In 1885 during the North-West Rebellion his home in Battleford was looted and burned.

Later in 1885 he presided over the murder trials of several Indigenous men, 11 of whom he convicted and 8 were hanged.

On February 18, 1888, Rouleau vacated that position to accept an appointment to the Supreme Court of the North-West Territories, where he sat for cases in the Northern Alberta District. After the 1888 North-West Territories general election, Lieutenant Governor Joseph Royal reappointed Rouleau as legal advisor to the North-West Territories Legislature. He held that position until dissolution of the legislature in 1891.

With his appointment to the Supreme Court, Rouleau moved just outside Calgary to a mission parish there, which had been founded by French-Canadian priests in the 1870s. There he and his brother founded Rouleauville, which they intended to be a French-speaking community. The village was later annexed by Calgary and was renamed the Mission District.
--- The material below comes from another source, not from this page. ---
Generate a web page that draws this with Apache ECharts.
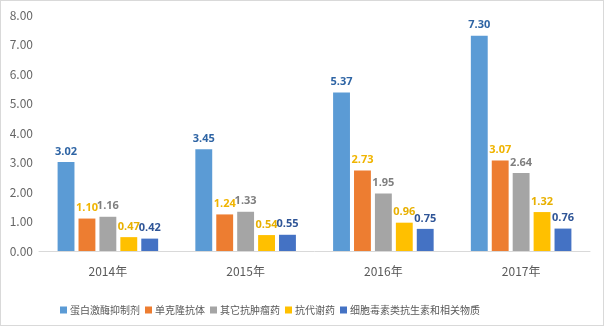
<!DOCTYPE html>
<html><head><meta charset="utf-8">
<script src="https://cdn.jsdelivr.net/npm/echarts@6/dist/echarts.min.js"></script>
<style>html,body{margin:0;padding:0;background:#fff}#c{width:602px;height:324px;border:1px solid #d9d9d9}</style>
</head><body><div id="c"></div>
<script>
const categories = ['2014年','2015年','2016年','2017年'];
const seriesNames = ['蛋白激酶抑制剂','单克隆抗体','其它抗肿瘤药','抗代谢药','细胞毒素类抗生素和相关物质'];
const s1 = [3.02, 3.45, 5.37, 7.30];
const s2 = [1.10, 1.24, 2.73, 3.07];
const s3 = [1.16, 1.33, 1.95, 2.64];
const s4 = [0.47, 0.54, 0.96, 1.32];
const s5 = [0.42, 0.55, 0.75, 0.76];
const colors = ['#5b9bd5','#ed7d31','#a5a5a5','#ffc000','#4472c4'];
const labelColors = ['#2e64a4','#f0b400','#7f7f7f','#e8b000','#2f5597'];
const data = [s1,s2,s3,s4,s5];
const font = '"Noto Sans CJK SC", "Open Sans", sans-serif';
const chart = echarts.init(document.getElementById('c'));
chart.setOption({
  animation:false,
  color: colors,
  grid:{left:38,right:13,top:14,bottom:74},
  legend:{left:54,top:299,itemWidth:7,itemHeight:7,itemGap:5,icon:'rect',
    textStyle:{fontSize:10,color:'#595959',fontFamily:font,padding:[0,0,0,-2]}},
  xAxis:{type:'category',data:categories,
    axisLine:{lineStyle:{color:'#d9d9d9'}},axisTick:{show:false},
    axisLabel:{color:'#595959',fontSize:12,margin:14,fontFamily:font}},
  yAxis:{type:'value',min:0,max:8,interval:1,
    splitLine:{show:false},axisLine:{show:false},axisTick:{show:false},
    axisLabel:{color:'#666666',fontSize:12,margin:6,formatter:v=>v.toFixed(2),fontFamily:font}},
  series: data.map((d,i)=>({
    name:seriesNames[i],type:'bar',data:d,barGap:'24%',barCategoryGap:'27%',
    label:{show:true,position:'top',color:labelColors[i],fontWeight:'bold',fontSize:11,
      fontFamily:'"Open Sans", sans-serif',formatter:p=>p.value.toFixed(2)}
  }))
});
</script></body></html>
Rouleau's house, built before 1896, stood until 1940, when it was replaced by an apartment building.

Rouleau was on the Council when an 1892 assembly vote made English the only official language in the territories. French was reintroduced as an official language in the late 1980s. (By that time, the provinces of Alberta and Saskatchewan had been carved out of the NWT.) By the Northwest Territories' Official Languages Act (1988), nine native languages were also recognized as official for certain purposes, including in the territorial court.

==Frog Lake trial==
Rouleau, in his capacity of stipendiary magistrate, tried the case of Wandering Spirit, (Kapapamahchakwew) a Plains Cree war chief, and others for the murders committed during the Frog Lake Massacre and at Battleford (the murders of farm instructor Payne and Battleford farmer Barney Tremont).

Wandering Spirit, a Plains Cree war chief, Little Bear (Apaschiskoos), Walking the Sky (also known as Round the Sky), Bad Arrow, Miserable Man, Iron Body, Ika (also known as Crooked Leg) and Man Without Blood were tried for the murders. None of the accused were allowed legal counsel, and Rouleau sentenced each of them to death by hanging. He sentenced three others to hang as well, but their death sentences were commuted.

Minister of Justice John Sparrow David Thompson reviewed the cases but mitigating circumstances were not taken into account, and in retrospect, justice seems to have been arbitrarily dispensed.

Eight Indigenous men, including Wandering Spirit, were hanged on November 27, 1885, in the largest mass hanging in Canada's history.